Trois groupes permanents sont créés auprès du Ministre du Développement Industriel et Scientifique (Direction de la Technologie, de l’Environnement Industriel et des Mines). Ils sont chargés d’étudier les problèmes techniques que posent en matière de sûreté la création, la mise en service, le fonctionnement et l’arrêt des installations nucléaires de base et de leurs annexes. Un premier groupe permanent est chargé des réacteurs nucléaires, un second groupe traite des problèmes relatifs aux accélérateurs de particules et un troisième est chargé de toutes les autres installations nucléaires de base.

L’article 2 de la décision ministérielle précise la composition du groupe permanent chargé des réacteurs (GPR) : celui-ci comprend, outre un président, cinq représentants du Ministère du Développement Industriel et Scientifique (un représentant du Secrétaire Général de l’Energie, deux représentants du Directeur du Gaz, de l’Electricité et du Charbon, deux représentants du Directeur de la Technologie, de l’Environnement Industriel et des Mines), quatre experts nommés sur proposition du Commissariat à l’Energie Atomique, et quatre experts nommés sur proposition d’Electricité de France. Cette composition traduit bien les rapports de force entre les deux agences sous la tutelle du ministère (EDF et CEA), comme ceux au sein du ministère lui-même entre DIGEC (Corps des Ponts et Chaussées) et DITEM (Corps des Mines), mais aussi la volonté de ce dernier de jouer son rôle d’arbitre. Mais on reste dans le cadre du ministère de l’industrie, seul représenté. Les membres des groupes permanents sont nommés par décision du Ministre pour une durée de cinq ans renouvelable. Les présidents des groupes permanents sont nommés, sur proposition du Directeur des Mines et après avis du Haut-Commissaire à l’Energie Atomique, par décision du Ministre du Développement Industriel et Scientifique pour une durée de cinq ans renouvelable (article 4). De fait, la tradition s’établit de confier la présidence du groupe permanent “réacteurs” au directeur de l’organisation de sûreté des réacteurs du CEA. Les présidents du Groupe Permanent Réacteurs seront successivement Jean Bourgeois (1972-1978), Pierre Tanguy (1978-1985) et François Cogné (1985-2001).

Les groupes permanents sont chargés de donner des avis et de faire des propositions au ministre sur les prescriptions techniques générales pour éviter les dangers ou les inconvénients pouvant résulter de la création ou du fonctionnement des installations nucléaires.
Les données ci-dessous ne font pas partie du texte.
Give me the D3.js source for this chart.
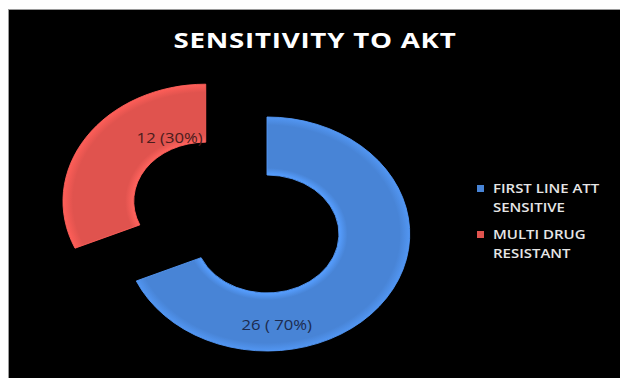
<!DOCTYPE html>
<html>
<head>
<meta charset="utf-8">
<script src="https://cdn.jsdelivr.net/npm/d3@7"></script>
<style>
  html, body { margin: 0; padding: 0; background: #ffffff; }
  svg { display: block; }
</style>
</head>
<body>
<svg id="chart" width="620" height="378"></svg>
<script>
// Data
const categories = ["FIRST LINE ATT SENSITIVE", "MULTI DRUG RESISTANT"];
const legendLines = [["FIRST LINE ATT", "SENSITIVE"], ["MULTI DRUG", "RESISTANT"]];
const counts = [26, 12];
const percentLabels = ["70%", "30%"];
const colors = ["#4884d6", "#e0534e"];
const labelColors = ["#1c2b4e", "#4a1c1c"];
const exploded = [false, true];

const W = 620, H = 378;
const svg = d3.select("#chart");

// Chart panel
svg.append("rect")
  .attr("x", 8.5).attr("y", 9.5)
  .attr("width", W - 8).attr("height", H - 9)
  .attr("fill", "#000")
  .attr("stroke", "#9a9a9a")
  .attr("stroke-width", 1);

// Title
svg.append("text")
  .attr("transform", "translate(315,48) scale(1.26,1)")
  .attr("text-anchor", "middle")
  .attr("font-family", "Open Sans, sans-serif")
  .attr("font-weight", "700")
  .attr("font-size", 22)
  .attr("letter-spacing", 0.6)
  .attr("fill", "#ffffff")
  .text("SENSITIVITY TO AKT");

// Doughnut
const cx = 267, cy = 234;
const outerR = 117, innerR = 59;
const stretchX = 1.22;
const explodeDist = 60;

const pie = d3.pie().sort(null).value(d => d).startAngle(0).endAngle(2 * Math.PI);
const arcs = pie(counts);
const arc = d3.arc().innerRadius(innerR).outerRadius(outerR);

const ring = svg.append("g")
  .attr("transform", `translate(${cx},${cy}) scale(${stretchX},1)`);

// soft bevel highlight
const defs = svg.append("defs");
colors.forEach((c, i) => {
  const g = defs.append("radialGradient")
    .attr("id", "bevel" + i)
    .attr("gradientUnits", "userSpaceOnUse")
    .attr("cx", 0).attr("cy", 0).attr("r", outerR);
  const base = d3.color(c);
  g.append("stop").attr("offset", innerR / outerR).attr("stop-color", base.brighter(0.5));
  g.append("stop").attr("offset", innerR / outerR + 0.06).attr("stop-color", base);
  g.append("stop").attr("offset", 0.93).attr("stop-color", base);
  g.append("stop").attr("offset", 1).attr("stop-color", base.brighter(0.35));
});

const slices = ring.selectAll("g.slice")
  .data(arcs)
  .join("g")
  .attr("class", "slice")
  .attr("transform", (d, i) => {
    if (!exploded[i]) return null;
    const mid = (d.startAngle + d.endAngle) / 2;
    return `translate(${Math.sin(mid) * explodeDist},${-Math.cos(mid) * explodeDist})`;
  });

slices.append("path")
  .attr("d", arc)
  .attr("fill", (d, i) => `url(#bevel${i})`)
  .attr("stroke", (d, i) => d3.color(colors[i]).brighter(0.4))
  .attr("stroke-width", 0.8);

// Data labels: angle (deg, clockwise from 12 o'clock) and radius relative to slice centre
const labelPlacement = [{ angle: 175, r: 91 }, { angle: 335, r: 70 }];
slices.append("text")
  .attr("transform", (d, i) => {
    const a = labelPlacement[i].angle * Math.PI / 180;
    const x = Math.sin(a) * labelPlacement[i].r;
    const y = -Math.cos(a) * labelPlacement[i].r;
    return `translate(${x},${y}) scale(${1 / stretchX * 1.15},1)`;
  })
  .attr("text-anchor", "middle")
  .attr("dy", "0.35em")
  .attr("font-family", "Open Sans, sans-serif")
  .attr("font-size", 14.5)
  .attr("fill", (d, i) => labelColors[i])
  .text((d, i) => i === 0 ? `${d.data} ( ${percentLabels[i]})` : `${d.data} (${percentLabels[i]})`);

// Legend
const legend = svg.append("g").attr("transform", "translate(477,183)");
const item = legend.selectAll("g.item")
  .data(categories)
  .join("g")
  .attr("class", "item")
  .attr("transform", (d, i) => `translate(0,${i * 46})`);

item.append("rect")
  .attr("x", 0).attr("y", 2)
  .attr("width", 7).attr("height", 7)
  .attr("fill", (d, i) => colors[i]);

item.each(function (d, i) {
  const t = d3.select(this).append("text")
    .attr("transform", "translate(16,0) scale(1.2,1)")
    .attr("font-family", "Open Sans, sans-serif")
    .attr("font-weight", "600")
    .attr("font-size", 12.5)
    .attr("fill", "#e6e6e6");
  legendLines[i].forEach((line, j) => {
    t.append("tspan").attr("x", 0).attr("y", 10 + j * 19).text(line);
  });
});
</script>
</body>
</html>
Le processus d’examen est ainsi codifié de façon plus nette puisque les groupes permanents doivent également fournir des avis sur la sûreté de chaque installation nucléaire, éventuellement assortis de prescriptions techniques particulières, lors des différentes étapes de la vie de l'installation : lors de l’instruction de la demande d’autorisation, avant la mise en exploitation normale mais aussi après, lorsque le ministre est appelé à intervenir par les dispositions de la réglementation générale ou du décret d’autorisation de création (article 7).

C’est le Ministre du développement industriel (DITEM) qui saisit les présidents des groupes permanents (GP) des questions qui doivent faire l’objet d’un examen par les groupes. Les présidents des GP transmettent alors les dossiers correspondants au CEA pour étude et avis. Le CEA est le rapporteur de ces dossiers devant les groupes permanents et il charge l’un de ses experts de présenter ce rapport au Haut-Commissaire. Les présidents rendent compte au Ministre du Développement industriel des travaux effectués et des avis formulés par leurs groupes. Enfin, le Directeur de la Technologie, de l’Environnement Industriel et des Mines est chargé d’assurer le bon fonctionnement des groupes permanents. Il est clairement affirmé qu'il doit, pour l’exercice de sa mission, s’appuyer “en tant que besoin sur le Commissariat à l’Energie Atomique.” (article 10)

La présidence du premier groupe permanent “réacteurs” est confiée à Jean Bourgeois, nommé le 19 juillet 1972 par le ministre du Développement industriel et scientifique.

Au travers de ces réorganisations, le CEA perd le rôle d’autorité qui avait été dévolu à la Commission de Sûreté des Installations Atomiques depuis le début de l'année 1960, au profit de l'administration. Mais il est conforté dans son rôle d’expert technique.

Notes
510.

Bourgeois, Jean, “La sûreté nucléaire”, in P.-M. de la Gorce (ed.), L’aventure de l’atome, tome 2, Flammarion, 1992, pp. 283-322, p. 296.

511.

Dürr, Michel, “Le tournant nucléaire d'Electricité de France” in: Henri Morsel (dir.), Histoire de l’électricité en France, tome III, Paris, Fayard, 1996, pp. 683-768, p. 768.

512.

Décision relative à la création et au fonctionnement de groupes permanents chargés d’étudier les aspects techniques de la sûreté des installations nucléaires de base, signée du ministre du développement industriel et scientifique, François Ortoli, et pour ampliation, par le secrétaire général de l’énergie, J. Couture, le 15 mars 1972.